The Cincinnati Bengals remained alive with a convincing win over the Indianapolis Colts this Sunday. It was a bit of a surprise, but the team has rallied around Jake Browning and is once again playing some of its best football towards the end of the year.
Here are some of those who impressed and who didn’t this week.
What a game by Cincinnati’s backup quarterback. Yes, there was an unfortunate pick-six, but Browning was largely accurate at different areas of the field.
We saw a little bit of everything from No. 6, including a worrisome exit from the game. He’s obviously getting more comfortable, though, accounting for 275 passing yards and three total touchdowns (two passing, one rushing).
Joe Mixon and Chase Brown
Part of the reason for Browning’s continued success is the viability of the run game. The duo combined for 104 rushing yards and a score by Mixon on the ground.
They also contributed through the air in big ways. Brown had the longest play of the game with a 54-yard touchdown on a screen, while Mixon had a 45-yard reception as well.
Whether it was Reader against the run, or Ivey and Turner in coverage, it was a solid day on defense for this trio. Ivey had a pass defended on a deep attempt and recovered a muffed punt. Turner was active in the secondary, while Reader was leading the defensive line, who feasted in both pass-rush and run-stopping scenarios.
Cordell Volson (and really, the rest of the offensive linemen)
The Cincinnati Bengals had over 100 yards rushing again, while Browning didn’t take a sack all game. The latter really says something, as the Colts had the second-most sacks in the league entering this week.
Frank Pollack’s group has also developed a screen game. A few of these were effective this Sunday, and check out Volson chugging down the field.
“Money Mac” was totally that this Sunday at Paycor. With Matt Gay struggling with the elements, McPherson was perfect on a day wherein he kicked four field goals and two extra points.
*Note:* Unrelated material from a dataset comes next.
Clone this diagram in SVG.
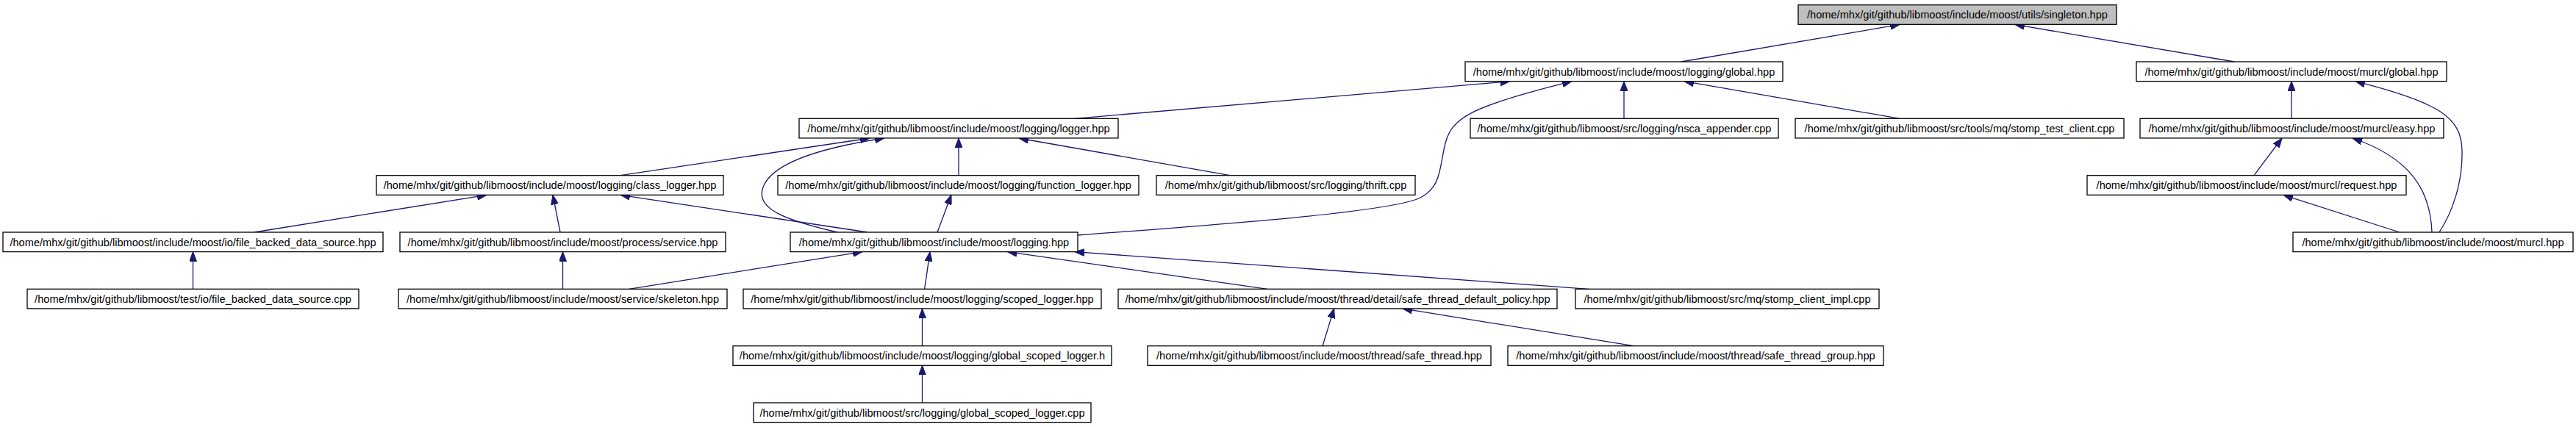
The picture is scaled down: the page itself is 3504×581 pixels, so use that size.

No. 91 was utterly dominant this week. He started the game off with a sack of Gardner Minshew and didn’t look back (except for maybe a bad roughing penalty in the second quarter). Hendrickson netted two sacks, a batted pass and had an additional holding and tripping penalty forced on the left tackle tasked with blocking him.
If the Bengals wanted to make an unlikely playoff push, they needed improvements from the defense. Hendrickson was a monster, but the Colts also only mustered 46 rushing yards and a 2.6-yard average as a team.
Zac Taylor, Frank Pollack, and Brian Callahan
The offensive brain trust has been clicking the past two weeks. Since pivoting from the old Joe Burrow playbook, the team has averaged 32.5 points scored the past two weeks, with Browning having five total touchdowns (three passing, two rushing), against just one interception.
The Bengals have also been able to run the ball well, netting over 100 yards as a team in each of the last two contests. Throw in the added dimension of the screen game and things are headed in a great direction.
The rookie didn’t bring much excitement to the return game this Sunday. He had 12 punt return yards on three attempts and made a bad decision on another that pinned the Bengals deep in their own territory.
Although he had the second-longest pass play of the day (46 yards) and sniffed 100 yards receiving, Higgins had some struggles. Two catchable passes were dropped, and he was flagged (perhaps unfairly) for an offensive pass interference to wipe out a touchdown pass that would have been an earlier game-ender in this one.
While he atoned a bit later in the game, Robbins still has consistency issues. The punt at the end of the first half that netted just 19 yards was almost disastrous in terms of momentum since the Colts had a ton of it at the moment.